EL NUEVO PAPEL DE ESPAÑA EN EUROPA.

    La integración europea consolidó esta especialización subordinada. España pasó a desempeñar funciones muy concretas:

- destino turístico,

- mercado de consumo,

- espacio para inversiones rápidas y desinversiones aún más rápidas,

- proveedor de mano de obra relativamente barata.

 

     La reconversión industrial fue una condición necesaria para este encaje. Un país con una industria pesada fuerte, con trabajadores organizados y con capacidad productiva propia habría tenido más margen de negociación. Al desmontar esa base, se redujo la soberanía económica real.

 

LA "RECONVERSIÓN" NO FRACASÓ: CUMPLIÓ SU OBJETIVO.

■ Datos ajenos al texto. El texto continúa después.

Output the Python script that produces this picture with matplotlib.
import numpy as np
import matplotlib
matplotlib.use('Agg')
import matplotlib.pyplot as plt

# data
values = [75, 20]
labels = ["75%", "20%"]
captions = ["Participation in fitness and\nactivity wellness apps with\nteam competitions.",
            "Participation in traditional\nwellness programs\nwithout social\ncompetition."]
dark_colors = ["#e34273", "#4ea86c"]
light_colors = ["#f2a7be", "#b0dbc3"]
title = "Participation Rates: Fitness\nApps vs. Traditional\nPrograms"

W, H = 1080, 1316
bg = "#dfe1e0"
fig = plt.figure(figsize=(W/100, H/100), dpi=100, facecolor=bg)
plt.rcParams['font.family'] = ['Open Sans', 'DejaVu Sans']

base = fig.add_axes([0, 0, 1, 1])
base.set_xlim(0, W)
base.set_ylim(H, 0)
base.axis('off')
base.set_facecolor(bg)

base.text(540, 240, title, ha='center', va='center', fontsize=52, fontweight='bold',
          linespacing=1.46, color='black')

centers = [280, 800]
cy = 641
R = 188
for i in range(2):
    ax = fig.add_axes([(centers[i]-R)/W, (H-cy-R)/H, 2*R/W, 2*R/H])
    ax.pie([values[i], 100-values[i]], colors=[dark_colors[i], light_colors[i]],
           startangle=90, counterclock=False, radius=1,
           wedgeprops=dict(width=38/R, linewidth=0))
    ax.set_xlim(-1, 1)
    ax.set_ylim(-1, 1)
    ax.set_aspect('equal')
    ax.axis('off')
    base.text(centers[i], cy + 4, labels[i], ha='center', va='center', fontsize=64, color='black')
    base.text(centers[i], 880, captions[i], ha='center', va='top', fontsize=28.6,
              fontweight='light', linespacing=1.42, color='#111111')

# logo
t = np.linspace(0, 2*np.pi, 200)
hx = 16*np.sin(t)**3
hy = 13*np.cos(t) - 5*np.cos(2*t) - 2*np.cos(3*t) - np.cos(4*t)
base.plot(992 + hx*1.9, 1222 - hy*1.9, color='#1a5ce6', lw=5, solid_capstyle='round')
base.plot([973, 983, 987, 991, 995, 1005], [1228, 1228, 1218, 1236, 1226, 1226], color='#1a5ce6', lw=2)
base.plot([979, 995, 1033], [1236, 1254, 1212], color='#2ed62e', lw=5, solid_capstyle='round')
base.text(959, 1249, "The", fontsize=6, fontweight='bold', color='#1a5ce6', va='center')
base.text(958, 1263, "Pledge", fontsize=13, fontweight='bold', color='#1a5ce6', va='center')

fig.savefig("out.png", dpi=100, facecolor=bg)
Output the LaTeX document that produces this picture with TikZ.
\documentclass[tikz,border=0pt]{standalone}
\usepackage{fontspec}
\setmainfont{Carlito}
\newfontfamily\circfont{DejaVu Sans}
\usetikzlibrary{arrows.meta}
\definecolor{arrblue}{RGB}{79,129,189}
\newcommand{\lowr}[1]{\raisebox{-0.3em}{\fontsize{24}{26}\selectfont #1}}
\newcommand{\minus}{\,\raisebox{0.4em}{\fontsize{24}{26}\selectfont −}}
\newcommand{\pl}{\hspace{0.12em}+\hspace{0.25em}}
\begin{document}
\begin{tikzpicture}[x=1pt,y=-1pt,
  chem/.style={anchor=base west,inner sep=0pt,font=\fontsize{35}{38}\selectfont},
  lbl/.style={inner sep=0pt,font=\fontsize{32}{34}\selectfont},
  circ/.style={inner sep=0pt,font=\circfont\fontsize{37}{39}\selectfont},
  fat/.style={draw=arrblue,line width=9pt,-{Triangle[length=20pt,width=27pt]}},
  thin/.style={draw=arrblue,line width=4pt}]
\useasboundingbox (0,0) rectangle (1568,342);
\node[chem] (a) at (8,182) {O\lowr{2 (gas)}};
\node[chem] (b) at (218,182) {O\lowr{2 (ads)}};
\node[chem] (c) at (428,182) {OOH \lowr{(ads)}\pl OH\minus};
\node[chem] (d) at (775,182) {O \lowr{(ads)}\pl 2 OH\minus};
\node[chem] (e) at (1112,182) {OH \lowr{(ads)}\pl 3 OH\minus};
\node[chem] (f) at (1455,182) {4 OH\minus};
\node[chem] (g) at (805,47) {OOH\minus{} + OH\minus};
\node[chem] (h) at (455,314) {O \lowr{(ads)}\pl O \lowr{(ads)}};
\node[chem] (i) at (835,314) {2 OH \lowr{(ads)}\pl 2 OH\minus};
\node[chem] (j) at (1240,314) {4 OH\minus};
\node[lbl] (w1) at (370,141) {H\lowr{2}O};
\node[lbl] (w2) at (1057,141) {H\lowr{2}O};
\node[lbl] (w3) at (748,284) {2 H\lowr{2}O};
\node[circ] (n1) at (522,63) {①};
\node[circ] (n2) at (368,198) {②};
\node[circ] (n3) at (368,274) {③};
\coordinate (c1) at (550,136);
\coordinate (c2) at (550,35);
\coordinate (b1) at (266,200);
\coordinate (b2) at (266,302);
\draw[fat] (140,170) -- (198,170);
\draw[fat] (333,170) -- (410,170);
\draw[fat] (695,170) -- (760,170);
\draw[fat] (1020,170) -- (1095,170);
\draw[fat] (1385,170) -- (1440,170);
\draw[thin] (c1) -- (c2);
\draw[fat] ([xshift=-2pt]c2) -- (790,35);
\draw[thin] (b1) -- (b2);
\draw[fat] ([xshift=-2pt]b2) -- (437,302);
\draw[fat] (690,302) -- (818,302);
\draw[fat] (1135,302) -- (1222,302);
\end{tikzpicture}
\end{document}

    Vista con perspectiva histórica, la reconversión industrial española no puede calificarse como un error ni como una política mal ejecutada. Fue un éxito desde el punto de vista de quienes la diseñaron. Redujo el peso de la industria, debilitó a la clase trabajadora organizada, facilitó la integración europea y abrió la puerta a un modelo económico más flexible para el capital.

 

 Quienes perdieron:

- los trabajadores industriales,

- los territorios dependientes de la industria,

- la capacidad productiva del país,

- y las generaciones futuras, que fueron irremisiblemente condenadas a la precariedad.

 

    La reconversión explica buena parte de los problemas estructurales actuales: paro crónico, empleo precario, dependencia del turismo, fragilidad ante las crisis y dificultad para reconstruir un tejido industrial sólido. No fue una catástrofe natural, sino una decisión política con consecuencias duraderas.

 

     Entender la reconversión no es un ejercicio de nostalgia. Es una condición necesaria para comprender por qué España es hoy como es y por qué ciertos problemas se repiten una y otra vez.

   El pasado no pasó: se quedó incrustado en la estructura económica.

 

FUENTES CONSULTADAS: 

Informes y análisis históricos sobre la reconversión industrial española (siderurgia, naval y minería) publicados por organizaciones sindicales y estudios críticos de economía política.

Soberanos e intervenidos. Estrategias globales, americanos y españoles, Siglo XXI.

Los conceptos elementales del materialismo histórico, Siglo XXI.

 Escritos sobre materialismo histórico.